Title: Gas chromatography for detection of citrus infestation by tephritid fruit flies

item Kendra, Paul
item RODA, AMY - Animal And Plant Health Inspection Service (APHIS)
item Montgomery, Wayne
item Schnell, Elena
item Niogret, Jerome
item Epsky, Nancy
item Heath, Robert

Submitted to: Meeting Abstract
Publication Type: Abstract Only
Publication Acceptance Date: 6/4/2010
Publication Date: 10/12/2010
Citation: Kendra, P.E., Roda, A.L., Montgomery, W.S., Schnell, E.Q., Niogret, J., Epsky, N.D., Heath, R.R. 2010. Gas chromatography for detection of citrus infestation by tephritid fruit flies. Meeting Abstract. Invited presentation, UF-CTA Potential Invasive Pests Workshop. Coconut Grove, FL., October 10-14, 2010.

Interpretive Summary: n

Technical Abstract: Tephritid fruit flies are serious economic pests worldwide. As larvae, they feed and develop within the pulp of host fruits, making infestation difficult to detect by visual inspection.

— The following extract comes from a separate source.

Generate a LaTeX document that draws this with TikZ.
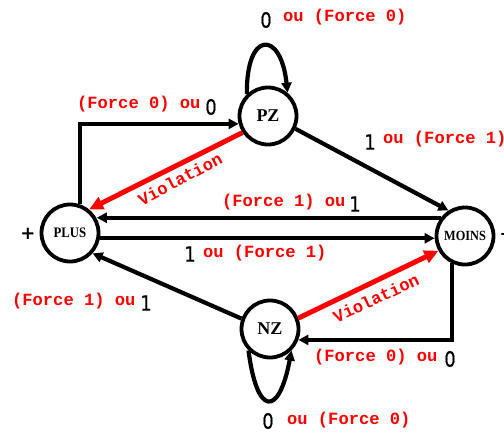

At U.S. ports of entry, incoming produce shipments are checked for infestation by manually cutting open a small sample of fruit and searching for tephritid larvae. Consequently, there is a need for more sensitive, high-throughput screening methods. This study evaluated gas chromatography (GC) as a potential technology for improved detection of hidden infestation. Grapefruits (Citrus x paradisi Macfad.) infested with immature stages of the Caribbean fruit fly Anastrepha suspensa (Loew) (Diptera: Tephritidae) were examined to determine if infested fruit emitted a chemical profile distinct from that of non-infested fruit. Peaks identified by GC analysis were grouped into three classes. Chemicals detected in similar quantities in all samples, or slightly elevated in infested samples, were regarded as non-diagnostic background volatiles. Chemicals highly elevated after oviposition, during the last instar exit stage, and in experimentally-pierced fruit were interpreted to be indicators of citrus peel injury, and included D-limonene and ß-ocimene. Chemicals elevated exclusively in the larval stages were considered indicators of feeding damage and potentially diagnostic of infestation, and included hexyl butanoate and an unidentified compound. The peaks associated with injury and feeding were also detectable with a portable ultra-fast GC analyzer that required less than 80 sec per sample. Further studies will investigate the potential application of these results for development of a rapid, non-destructive screening method for detection of tephritid infestation.